Combinations of an alphabet of letters $a\ldots f$ which contain $a$ or $b$. 
Let $S = \{a, b, c, d, e, f\}$.  Find the number of subsets of $S$ which include the elements $a$ or $b$.

I physically counted it out and found it to be $27$, however I'd like to know how to solve this using more a more elegant method.  It's been awhile since I've done math like this, but I was thinking I need to use unions or intersections. 
 A: The number of subsets of S is equal to $2^6=64$, and the number of subsets which do not contain a or b is equal to $2^4=16$, so there are $64-16=48$ such subsets.
A: You can use inclusion exclusion.  The number of subsets of the language including 'a' is $2^5$ this is because each other letter may either appear or not (2 options for each).  Similarly, 'b' is in $2^5$ strings.  But, you've over counted the strings with both.  There are $2^4$ strings with both 'a' and 'b'.  So the total is:
$$2^5 + 2^5 - 2^4 = 32+32-16 = 48$$
A: Approach 1:
$5 \choose 2$ for those containing a,
plus $5 \choose 2$ for those containing b,
minus $4 \choose 1$ for those containing both a and b 
(as we're counted them twice so far).     

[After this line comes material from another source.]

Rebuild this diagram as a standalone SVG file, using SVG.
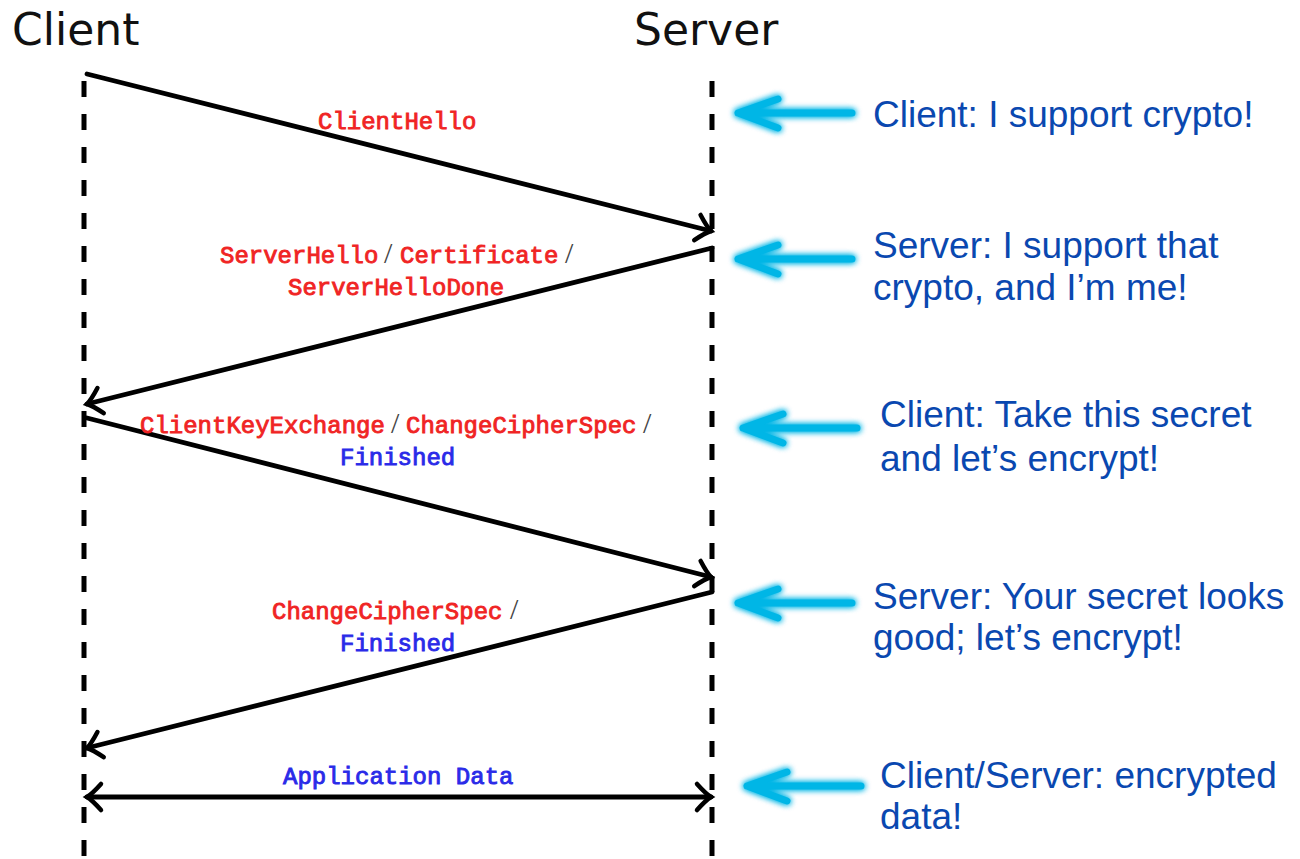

That's the count of the k=3 element sub-sets.
If you generalize this (for all k), you'll get a sum.
Be careful with k=1, the others seem straightforward. 
Approach 2:
Alternatively, you can count those sets which contain neither a, nor b.
This approach is easier. These are 2^4. Then we subtract that number
from the full count which is 2^6 and we get $2^6-2^4$.